The business group revived a weekly farmers market on Fridays, helping to attract residents and visitors to restaurants and retailers, and staged the first in a series of Art Walks last fall, when the pandemic prevented the annual Lenox Apple Squeeze.

The organization also presented Lenox Winterland, highlighted by a holiday walk focusing on 30 small, lit trees installed around town.

“If nothing else positive could come from a pandemic, it allowed us to feature Lenox and its natural attributes — hiking, biking and taking advantage of all the outdoor attractions besides Tanglewood and the other cultural entities,” Nacht asserted. “We’ll have repeat visitors, including a lot of people from Boston and the eastern part of the state who had never been here.”

For the year ahead, an expanded spring Art Walk, featuring at least 60 artists, is planned on the first weekend of June. Nacht, who owns an ice cream shop, The Scoop, has been the chamber’s part-time, 20-hour-a-week executive director for the past 18 months.

“I think the events you’ve had have been quite successful, given what we’ve been dealing with for nearly a year,” Select Board Chairman Neal Maxymillian told her. He described her future plans as positive ideas.

Board member Marybeth Mitts stated that “our chamber is the envy of the county.”

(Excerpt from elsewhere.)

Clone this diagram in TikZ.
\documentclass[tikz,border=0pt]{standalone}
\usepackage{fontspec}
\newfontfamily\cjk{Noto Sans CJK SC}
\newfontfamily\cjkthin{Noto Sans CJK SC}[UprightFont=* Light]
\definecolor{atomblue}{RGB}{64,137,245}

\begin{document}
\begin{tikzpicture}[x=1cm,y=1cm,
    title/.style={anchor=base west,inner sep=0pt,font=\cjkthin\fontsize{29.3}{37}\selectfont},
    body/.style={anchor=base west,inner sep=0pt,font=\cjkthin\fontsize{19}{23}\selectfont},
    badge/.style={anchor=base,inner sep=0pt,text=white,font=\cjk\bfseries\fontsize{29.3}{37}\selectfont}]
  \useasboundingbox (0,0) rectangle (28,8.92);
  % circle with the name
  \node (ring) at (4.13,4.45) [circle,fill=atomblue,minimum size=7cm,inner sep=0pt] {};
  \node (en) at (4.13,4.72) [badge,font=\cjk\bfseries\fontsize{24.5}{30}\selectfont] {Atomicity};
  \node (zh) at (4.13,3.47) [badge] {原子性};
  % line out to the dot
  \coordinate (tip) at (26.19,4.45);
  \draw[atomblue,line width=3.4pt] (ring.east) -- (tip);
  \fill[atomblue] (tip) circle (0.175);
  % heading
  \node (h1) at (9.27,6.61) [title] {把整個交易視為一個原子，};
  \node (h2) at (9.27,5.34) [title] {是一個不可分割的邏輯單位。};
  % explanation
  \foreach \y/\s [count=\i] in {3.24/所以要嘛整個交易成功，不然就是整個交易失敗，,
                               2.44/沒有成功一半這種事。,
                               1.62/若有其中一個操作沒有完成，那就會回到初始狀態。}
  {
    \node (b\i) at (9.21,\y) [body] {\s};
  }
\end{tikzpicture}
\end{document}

Other business groups have sought tips on how to replicate the success, she added, while emphasizing the vital work of the town’s DPW, as well as the town’s police and the Berkshire County Sheriff’s Office.

“It was a real team effort, but I give you a lot of credit for putting together a great program,” Mitts told Nacht in support of the funding-increase proposal. “I don’t think they’re asking for the moon, they’ve justified their request very well. Things are happening at a higher level, more intensely than they have in the last several years.”

Explaining the proposed $25,000 increase in the town’s contribution to the chamber, Nacht cited the need for support staff in connection with the new spring Art Walk, a four-week expansion of the farmers market beginning in early May for a 22-week run, a reprise of the fall Art Walk on Sept. 18-19, and the Lenox Winterland, augmented by a Main Street lighting installation inspired by The Mount’s “Nightwood Sound and Light Experience” and “Winterlights at Naumkeag” in Stockbridge.

Because of the pandemic’s economic impact on local businesses, Nacht predicted a 20 percent loss in annual dues-paying members, with the current renewal level at only half of last year’s total by mid-February.

“They just don’t have the cash flow now, so, I may see them come in later,” she pointed out, noting that several local hotel owners have delayed or canceled marketing commitments.

Nacht also noted that the chamber was $70,000 in debt when she was appointed. That amount, stemming from actions of previous leadership, has been whittled to $14,000, she said.

“It took awhile to gain back the trust that was lost in prior years,” she said. “But, I really feel we have momentum, I want to keep riding on that, and things are going to be better this year.”

But, Selectman Edward Lane asked for more data, details and specific plans to justify the 20 to 25 percent increase in the town’s contribution to the chamber’s budget.

“My head is spinning right now,” he said.

And Selectman David Roche said he would have appreciated more advance notice about the requested increase.

The recently created Lenox Cultural District owes much of its success to the chamber’s active efforts, said Land Use Director and Town Planner Gwen Miller. “They do so much, and every single project that the Cultural District has done, it’s really been the chamber and its staff helping to drive that.”

According to hospitality tax revenues reported by the state Department of Revenue, the town’s tourism-based economy appears to be less drastically impacted by the pandemic than expected.

During a briefing for the Select Board last month, Chief Administrative Officer Christopher Ketchen reported a “quite remarkable” lodging tax total of $539,000 for the October-to-December 2020 period. Combined with a previous half-million-dollar payment for July through September, that means $1,060,000 in lodging taxes are in the Town Hall till for the first six months of the current fiscal year, more than double the total Ketchen had forecast out of an abundance of caution.